Desde então, Medellin tem estado na vanguarda do pensamento e da prática urbanística, com idéias que vão do o uso de teleféricos como solução de transporte à proibição de muros cegos e artefatos de segurança ofensivos como cacos de vidro e arame farpado. O fato é que os homicídios caíram de 6mil em 1991 para 871 em 2008 e estima-se que estarão na casa dos 400 em 2013.

Parece um milagre. Um prefeito não alinhado com os partidos tradicionais catalisa um movimento de melhoria cidadã a partir da construção de equipamentos urbanos e espaços públicos da melhor qualidade. Dezenas de projetos construídos em Medellin ganharam prêmios internacionais. Entre eles uma linda biblioteca foi construída onde antes havia uma penitenciária, uma iniciativa que atua também no nível simbólico, claro. A tecnologia de teleféricos é agora exportada para o Rio de Janeiro e para Monterrey no México, e o prefeito se elege governador. É ou não é digno de peregrinação?

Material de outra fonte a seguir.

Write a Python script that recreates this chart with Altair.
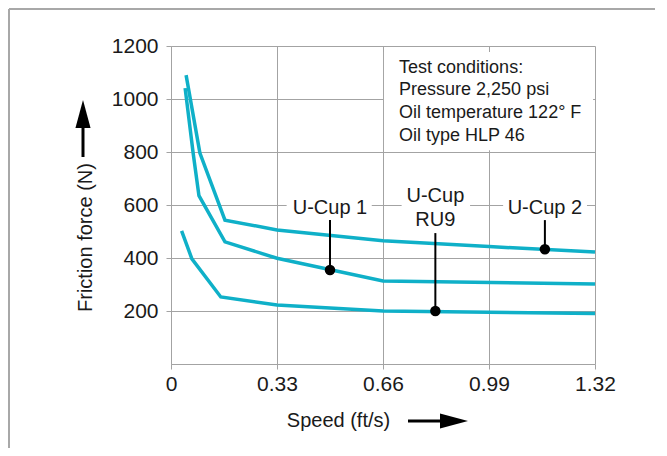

Mas como o próprio Fajardo fez questão de me lembrar, Medellin se apoia em décadas de trabalho e planejamento. A começar pela Lei 80 de 1994 que dita que todo projeto público na Colômbia deve ser objeto de um concurso de arquitetura, garantindo a qualidade das propostas. Medellin, assim como Bogotá, tem uma autarquia municipal forte (EDU – Empresa de Desarrolo Urbano) que garante continuidade dos projetos enquanto prefeitos se alternam no executivo municipal. E uma capacidade de articulação e integração admirável que garante a maximização dos recursos investidos. Em Medellin as escolas, parques e bibliotecas são construídos em terrenos adjacentes a estrutura de transporte público. Metrô, ônibus e teleférico estão sempre ali junto aos edifícios públicos. Não é milagre, é resultado de planejamento, projeto e desenho institucional correto.

E de onde vem o dinheiro para tanta obra? Financiamento federal? Empréstimo do Banco Mundial? Plan-Colômbia? Nada disto, Medellin tem uma empresa pública de serviços unificada, a EPM [link www.epm.com.co]. A EPM é a segunda maior empresa da Colômbia e uma das 70 maiores da América Latina, com orçamento anual na casa dos 3 bilhões de dólares.  Fundada em 1955, a EPM serve Medellin com eletricidade, água, telefonia, gás, esgoto e coleta de lixo. Uma gigante pública que dispõe de 4 bilhões de dólares para investimento a cada 3 anos. Ou seja, com uma empresa de serviços forte e organizada, Medellin tem o seu próprio PAC municipal operando continuamente há décadas, sem pressas eleitoreiras ou urgências artificiais criadas por mega-eventos. Repito: Medellin não é um milagre mas sim resultado de planejamento, sensibilidade social e a força do investimento público.

E por último cabe perguntar: qual foi a última vez que você leitor encontrou um governador na sala de embarque normal do aeroporto. Pois é, na Colômbia eles andam por ai, no meio dos trabalhadores, dos turistas e dos eventuais urbanistas em peregrinação.